# codesys daten in mysql einfügen



## testerbb (30 März 2009)

Hallo zusammen
Ich bin neu hier und habe gerade angefangen mich mit codesys auseinander zu setzen. Ich habe jedoch folgendes Problem, welches unbedingt geklärt werden muss, bevor ich weiter mache.

Ich habe ein Array mit Daten in Codesys. Diese Daten muss ich in eine Mysql Tabelle muss.


Geht das überhaupt? Wenn ja, welches sind die Voraussetzungen? Wie sieht das konkret aus?

Ich wäre für die Hilfe sehr dankbar.
B


----------



## J Schohaus (31 März 2009)

Hallo

Es wird nur mit eine extra Software gehen der die verbindung aufbaut
Eine Mögliichkeit wäre über einen OPC Treiber. Siehe z.B. softing
http://www.softing.com/home/de/indu...ts/opc/easy-connect-suite/opc-to-database.php
steuerung - OPC - Softing - ODBC - Datenbank

mfG Jochen


----------



## BoxHead (31 März 2009)

Ich bin ja kein mySQL Profi aber es könnte je nach verwendeter Hardware mit einem Telnet Zugang gehen.


----------



## enter (31 März 2009)

Hallo,
Schau dir mal den DB Server von Beckhoff an.

http://infosys.beckhoff.com/index.php?content=content/1031/TcDBServer/HTML/TcDBServer_intro.htm


----------



## testerbb (31 März 2009)

BoxHead schrieb:


> Ich bin ja kein mySQL Profi aber es könnte je nach verwendeter Hardware mit einem Telnet Zugang gehen.
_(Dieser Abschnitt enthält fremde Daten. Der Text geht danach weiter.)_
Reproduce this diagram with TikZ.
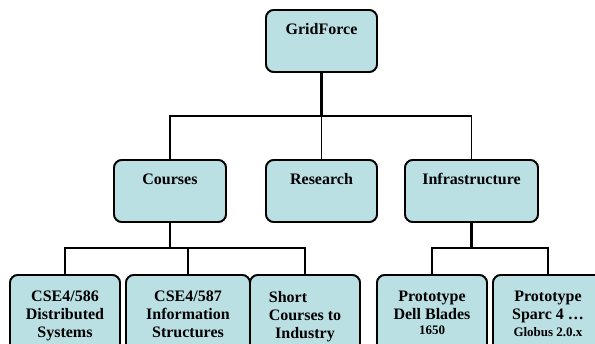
\documentclass[tikz,border=0pt]{standalone}
\usepackage{fontspec}
\setmainfont{Liberation Serif}
\definecolor{boxfill}{RGB}{187,224,228}
\begin{document}
\begin{tikzpicture}[x=1pt, y=-1pt,
  box/.style={draw=black, line width=1.8pt, fill=boxfill, rounded corners=8pt,
    inner sep=0pt, minimum height=62pt},
  lowbox/.style={box, minimum width=110pt, minimum height=80pt},
  lbl/.style={font=\bfseries\fontsize{16}{18}\selectfont, align=center, inner sep=0pt},
  link/.style={line width=1.6pt},
  trunk/.style={line width=2.2pt},
  rootlink/.style={line width=3pt}]
\useasboundingbox (0,0) rectangle (595,344);
\clip (0,0) rectangle (595,344);

% junction points of the tree
\coordinate (j1) at (321.5,116);
\coordinate (j2) at (170,248);
\coordinate (j3) at (471.5,248);

% boxes
\node[box, minimum width=111pt] (grid) at (321.5,41) {};
\node[box, minimum width=112pt] (courses) at (170,191) {};
\node[box, minimum width=111pt] (research) at (321.5,191) {};
\node[box, minimum width=133pt] (infra) at (471.5,191) {};
\node[lowbox] (c586) at (65,315) {};
\node[lowbox, minimum width=124pt] (c587) at (188,315) {};
\node[lowbox] (short) at (305,315) {};
\node[lowbox] (dell) at (432,315) {};
\node[lowbox] (sparc) at (548,315) {};

% connectors
\draw[rootlink] (grid.south) -- (j1);
\draw[link] (courses.north) -- (courses.north |- j1) -- (infra.north |- j1) -- (infra.north);
\draw[link] (research.north) -- (j1);
\draw[trunk] (courses.south) -- (j2);
\draw[link] (c586.north) -- (c586.north |- j2) -- (short.north |- j2) -- (short.north);
\draw[link] (c587.north) -- (c587.north |- j2);
\draw[trunk] (infra.south) -- (j3);
\draw[link] (dell.north) -- (dell.north |- j3) -- (sparc.north |- j3) -- (sparc.north);

% redraw boxes over the connector ends
\node[box, minimum width=111pt] at (grid) {};
\node[box, minimum width=112pt] at (courses) {};
\node[box, minimum width=111pt] at (research) {};
\node[box, minimum width=133pt] at (infra) {};
\node[lowbox] at (c586) {};
\node[lowbox, minimum width=124pt] at (c587) {};
\node[lowbox] at (short) {};
\node[lowbox] at (dell) {};
\node[lowbox] at (sparc) {};

% labels
\node[lbl] (grid-t) at ([yshift=-20pt]grid.north) {GridForce};
\node[lbl] (courses-t) at ([yshift=-20pt]courses.north) {Courses};
\node[lbl] (research-t) at ([yshift=-20pt]research.north) {Research};
\node[lbl] (infra-t) at ([yshift=-20pt]infra.north) {Infrastructure};
\node[lbl, anchor=north] (c586-t) at ([yshift=-17pt]c586.north) {CSE4/586\\Distributed\\Systems};
\node[lbl, anchor=north] (c587-t) at ([yshift=-17pt]c587.north) {CSE4/587\\Information\\Structures};
\node[lbl, anchor=north] (short-t) at ([yshift=-17pt]short.north) {Short\rule{34pt}{0pt}\\Courses to\\Industry};
\node[lbl, anchor=north] (dell-t) at ([yshift=-17pt]dell.north) {Prototype\\Dell Blades\\[-3pt]{\fontsize{13}{15}\selectfont 1650}};
\node[lbl, anchor=north] (sparc-t) at ([yshift=-17pt]sparc.north) {Prototype\\Sparc 4 …\\[-1pt]{\fontsize{13}{15}\selectfont Globus 2.0.x}};
\end{tikzpicture}
\end{document}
Die Hardware ist eine Steuerung von Turck, ein BL-20


----------



## corrado (31 März 2009)

Variante 1:
Daten per FTP auf Rechner mit MySQL senden. Dort empfangene Datei auswerten und in Datenbank eintragen.

Variante 2:
Daten per Socket-Verbindung an DB-rechner schicken. Dort Serversoftware auf Socket aufsetzen . Wenn Daten ankommen auswerten und in DB eintragen. (alles mit PHP- oder Shell-Skripts machbar)

Variante 3:
teuere Software kaufen und gleich viel Zeit wie oben zum Anpassen aufwenden


Gruss Corrado


----------



## testerbb (31 März 2009)

Hallo Corrado.
Danke für deine Antwort.
Die zweite Lösung ist die, die ich suchte. Was ist aber wenn der DB-Rechner der gleiche ist wie der, auf dem Codesys läuft?
Als Webserver will ich Apache mit Mysql und PHP laufen haben, dann war PHP ein sehr gutes Stichwort. Apache unterstützt ja Sockets. Brauche ich da sonst noch was? ich kenne mich da nicht so gut aus bei den möglichkeiten
Gruss
B


----------